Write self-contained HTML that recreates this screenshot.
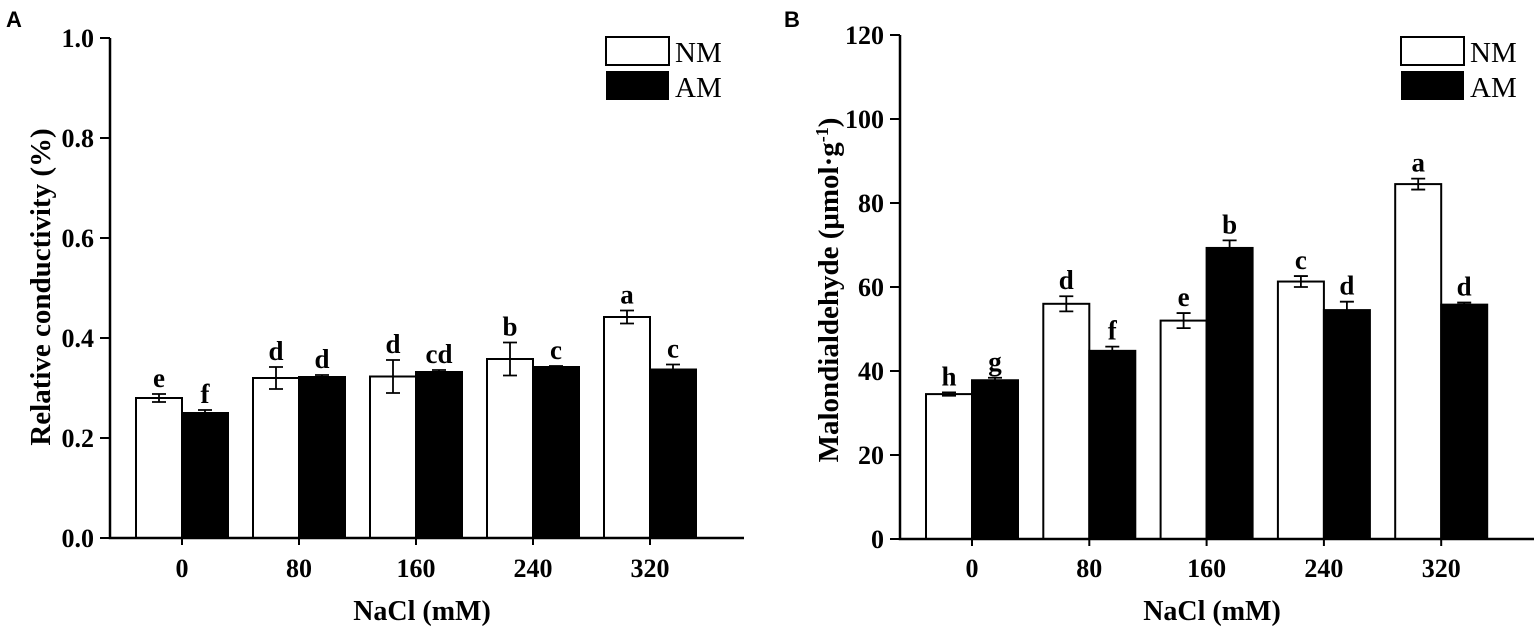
<!DOCTYPE html>
<html><head><meta charset="utf-8">
<style>
html,body{margin:0;padding:0;background:#fff;}
svg{display:block;}
text{font-family:"Liberation Serif",serif;fill:#000;}
</style></head>
<body>
<svg id="chart" width="1535" height="634" viewBox="0 0 1535 634" xmlns="http://www.w3.org/2000/svg"></svg>
<script>
const categories = ["0","80","160","240","320"];
const aNM = [0.28, 0.32, 0.323, 0.358, 0.442];
const aNMErr = [0.008, 0.022, 0.033, 0.033, 0.013];
const aAM = [0.25, 0.322, 0.332, 0.342, 0.337];
const aAMErr = [0.006, 0.004, 0.004, 0.002, 0.01];
const aNMLetters = ["e","d","d","b","a"];
const aAMLetters = ["f","d","cd","c","c"];
const aTicks = ["0.0","0.2","0.4","0.6","0.8","1.0"];
const bNM = [34.5, 56, 52, 61.3, 84.5];
const bNMErr = [0.4, 1.8, 1.8, 1.3, 1.3];
const bAM = [37.8, 44.8, 69.3, 54.5, 55.8];
const bAMErr = [0.6, 1.0, 1.8, 2.0, 0.5];
const bNMLetters = ["h","d","e","c","a"];
const bAMLetters = ["g","f","b","d","d"];
const bTicks = ["0","20","40","60","80","100","120"];

const svg = document.getElementById('chart');
const NS = "http://www.w3.org/2000/svg";
function el(tag, attrs, parent){
  const e = document.createElementNS(NS, tag);
  for (const k in attrs) e.setAttribute(k, attrs[k]);
  (parent||svg).appendChild(e);
  return e;
}

function panel(o){
  const g = el('g', {});
  
  
  const y = v => o.y0 - (v / o.max) * (o.y0 - o.yTop);
  const x = i => o.c0 + i * o.step;
  const pl = el('text', {x:o.letterX, y:27, 'font-weight':'bold', 'font-size':'22'}, g);
  pl.textContent = o.letter;
  pl.setAttribute('style','font-family:"Liberation Sans",sans-serif');
  
  
  for (let i=0;i<categories.length;i++){
    const cx = x(i);
    const r1 = el('rect', {x:cx-o.bw, y:y(o.nm[i]), width:o.bw, height:o.y0-y(o.nm[i]), fill:'#fff', stroke:'#000', 'stroke-width':2}, g);
    
    
    const r2 = el('rect', {x:cx, y:y(o.am[i]), width:o.bw, height:o.y0-y(o.am[i]), fill:'#000', stroke:'#000', 'stroke-width':2}, g);
    
    
    [[cx-o.bw/2, o.nm[i], o.nmE[i], o.nmL[i]], [cx+o.bw/2, o.am[i], o.amE[i], o.amL[i]]].forEach(([ex, v, e, L], k) => {
      const lo = y(v-e), hi = y(v+e);
      const eb = el('path', {d:`M${ex},${lo}V${hi}M${ex-7},${hi}H${ex+7}` + (k===0?`M${ex-7},${lo}H${ex+7}`:''), stroke:'#000', 'stroke-width':1.8, fill:'none'}, g);
      
      
      const t = el('text', {x:ex, y:hi-7, 'text-anchor':'middle', 'font-weight':'bold', 'font-size':'27'}, g);
      t.textContent = L;
      
      
    });
    const tk = el('line', {x1:cx, x2:cx, y1:o.y0, y2:o.y0+7, stroke:'#000', 'stroke-width':2}, g);
    
    
    const tl = el('text', {x:cx, y:577, 'text-anchor':'middle', 'font-weight':'bold', 'font-size':'26'}, g);
    tl.textContent = categories[i];
    
    
  }
  o.ticks.forEach(t => {
    const v = parseFloat(t), ty = y(v);
    const l = el('line', {x1:o.ax-10, x2:o.ax, y1:ty, y2:ty, stroke:'#000', 'stroke-width':2}, g);
    
    
    const tt = el('text', {x:o.ax-16, y:ty+9, 'text-anchor':'end', 'font-weight':'bold', 'font-size':'26'}, g);
    tt.textContent = t;
    
    
  });
  const axes = el('path', {d:`M${o.ax},${o.yTop}V${o.y0}H${o.xEnd}`, stroke:'#000', 'stroke-width':2.5, fill:'none'}, g);
  
  
  const xt = el('text', {x:(o.ax+o.xEnd)/2 - 5, y:620, 'text-anchor':'middle', 'font-weight':'bold', 'font-size':'28'}, g);
  xt.textContent = 'NaCl (mM)';
  
  
  const yt = el('text', {x:0, y:0, 'text-anchor':'middle', 'font-weight':'bold', 'font-size':'29', transform:`translate(${o.ytX},${o.ytY}) rotate(-90)`}, g);
  yt.innerHTML = o.ytitle;
  
  
  const lg = el('g', {}, g);
  
  
  const b1 = el('rect', {x:o.lx, y:37, width:63, height:28, fill:'#fff', stroke:'#000', 'stroke-width':2}, lg);
  
  
  const b2 = el('rect', {x:o.lx, y:71, width:63, height:29, fill:'#000'}, lg);
  
  
  const t1 = el('text', {x:o.lx+69, y:62, 'font-size':'29'}, lg);
  t1.textContent = 'NM';
  
  
  const t2 = el('text', {x:o.lx+69, y:97, 'font-size':'29'}, lg);
  t2.textContent = 'AM';
  
  
}

panel({name:'panel-a', letter:'A', letterX:6, ax:110, y0:538, yTop:38, max:1.0, xEnd:744, c0:182, step:117, bw:46,
  nm:aNM, nmE:aNMErr, am:aAM, amE:aAMErr, nmL:aNMLetters, amL:aAMLetters, ticks:aTicks,
  ytitle:'Relative conductivity (%)', ytX:50, ytY:287, lx:606});
panel({name:'panel-b', letter:'B', letterX:784, ax:900, y0:539, yTop:35, max:120, xEnd:1534, c0:972, step:117.3, bw:46,
  nm:bNM, nmE:bNMErr, am:bAM, amE:bAMErr, nmL:bNMLetters, amL:bAMLetters, ticks:bTicks,
  ytitle:'Malondialdehyde (μmol·g<tspan dy="-10" font-size="18">-1</tspan><tspan dy="10">)</tspan>', ytX:838, ytY:290, lx:1401});
</script>
</body></html>
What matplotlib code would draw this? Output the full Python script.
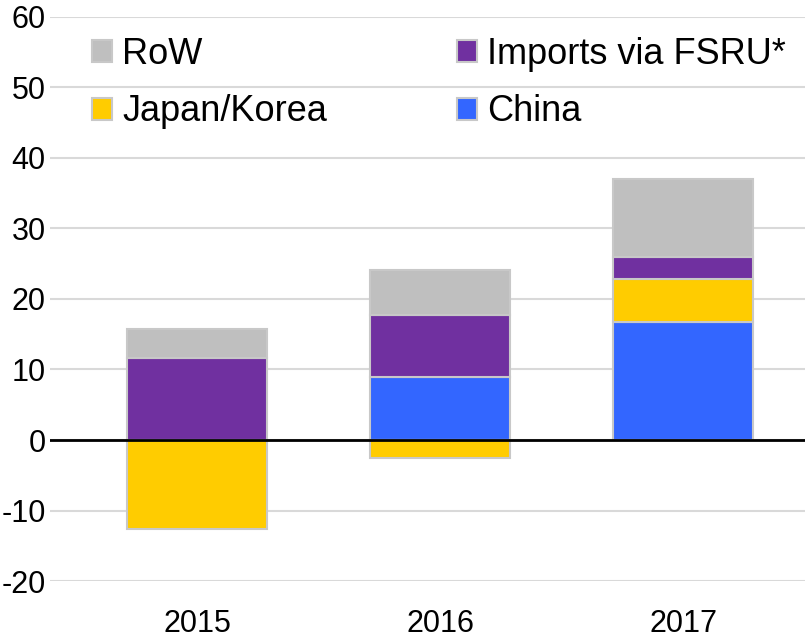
import matplotlib.pyplot as plt
import numpy as np
from matplotlib.patches import Patch

# -----------------------------------------------------------------------------
# Data
# -----------------------------------------------------------------------------

YEARS = ["2015", "2016", "2017"]

china = [0.0, 8.9, 16.7]
japan_korea = [-12.6, -2.6, 6.2]
fsru = [11.7, 8.8, 3.1]
row = [4.0, 6.4, 11.0]

SERIES = [
    ("China", china, "#3366FF"),
    ("Japan/Korea", japan_korea, "#FFCC00"),
    ("Imports via FSRU*", fsru, "#7030A0"),
    ("RoW", row, "#BFBFBF"),
]

EDGE = "#C8C8C8"
TICK_SIZE = 22
LEGEND_SIZE = 26

plt.rcParams["axes.unicode_minus"] = False
plt.rcParams["font.family"] = ["Liberation Sans", "DejaVu Sans"]

# -----------------------------------------------------------------------------
# Plot
# -----------------------------------------------------------------------------

fig = plt.figure(figsize=(8.05, 6.43), dpi=100)
ax = fig.add_axes([0.062, 0.0964, 0.938, 0.8772])

x = np.arange(len(YEARS))
pos_bottom = np.zeros(len(YEARS))
neg_bottom = np.zeros(len(YEARS))

for name, values, color in SERIES:
    values = np.array(values)
    bottoms = np.where(values >= 0, pos_bottom, neg_bottom)
    ax.bar(
        x,
        values,
        width=0.576,
        bottom=bottoms,
        color=color,
        edgecolor=EDGE,
        linewidth=1.5,
        zorder=2,
    )
    pos_bottom = pos_bottom + np.clip(values, 0, None)
    neg_bottom = neg_bottom + np.clip(values, None, 0)

ax.axhline(0, color="black", linewidth=2, zorder=3)

ax.set_ylim(-20, 60)
ax.set_yticks(np.arange(-20, 61, 10))
ax.set_xlim(-0.605, 2.5)
ax.set_xticks(x)
ax.set_xticklabels(YEARS)

ax.grid(True, axis="y", color="#D9D9D9", linewidth=1.5, zorder=0)
ax.set_axisbelow(True)
for spine in ax.spines.values():
    spine.set_visible(False)

ax.tick_params(axis="both", length=0, labelsize=TICK_SIZE)
ax.tick_params(axis="x", pad=20)
ax.tick_params(axis="y", pad=3)

# legend: column-wise fill -> RoW, Japan/Korea | FSRU, China
handles = {
    name: Patch(facecolor=color, edgecolor=EDGE, linewidth=1.5)
    for name, _, color in SERIES
}
order = ["RoW", "Japan/Korea", "Imports via FSRU*", "China"]
ax.legend(
    [handles[n] for n in order],
    order,
    ncol=2,
    loc="upper left",
    bbox_to_anchor=(0.037, 0.99),
    frameon=False,
    fontsize=LEGEND_SIZE,
    handlelength=0.55,
    handleheight=0.55,
    handletextpad=0.28,
    columnspacing=3.6,
    labelspacing=0.62,
    borderaxespad=0,
)

fig.savefig("out.png", dpi=100)
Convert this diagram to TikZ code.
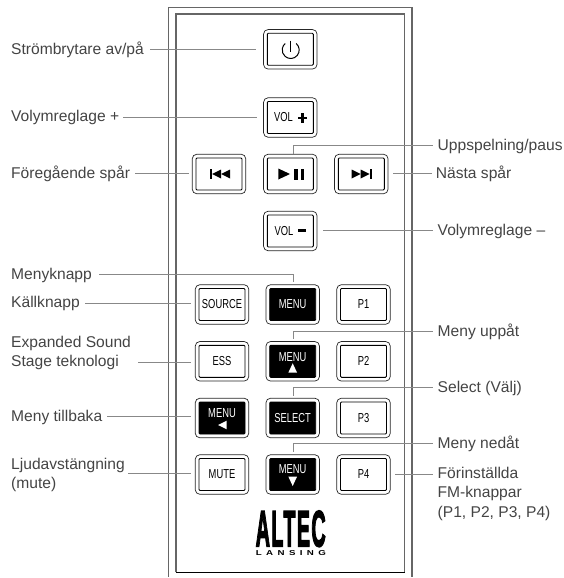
::::
#### Work to complete
Return the material from the line containing "What matplotlib code" through the line containing "neg_bottom = np.zeros(len(YEARS))", exactly and in full, but without its pictures.

#### Complete output
What matplotlib code would draw this? Output the full Python script.
import matplotlib.pyplot as plt
import numpy as np
from matplotlib.patches import Patch

# -----------------------------------------------------------------------------
# Data
# -----------------------------------------------------------------------------

YEARS = ["2015", "2016", "2017"]

china = [0.0, 8.9, 16.7]
japan_korea = [-12.6, -2.6, 6.2]
fsru = [11.7, 8.8, 3.1]
row = [4.0, 6.4, 11.0]

SERIES = [
    ("China", china, "#3366FF"),
    ("Japan/Korea", japan_korea, "#FFCC00"),
    ("Imports via FSRU*", fsru, "#7030A0"),
    ("RoW", row, "#BFBFBF"),
]

EDGE = "#C8C8C8"
TICK_SIZE = 22
LEGEND_SIZE = 26

plt.rcParams["axes.unicode_minus"] = False
plt.rcParams["font.family"] = ["Liberation Sans", "DejaVu Sans"]

# -----------------------------------------------------------------------------
# Plot
# -----------------------------------------------------------------------------

fig = plt.figure(figsize=(8.05, 6.43), dpi=100)
ax = fig.add_axes([0.062, 0.0964, 0.938, 0.8772])

x = np.arange(len(YEARS))
pos_bottom = np.zeros(len(YEARS))
neg_bottom = np.zeros(len(YEARS))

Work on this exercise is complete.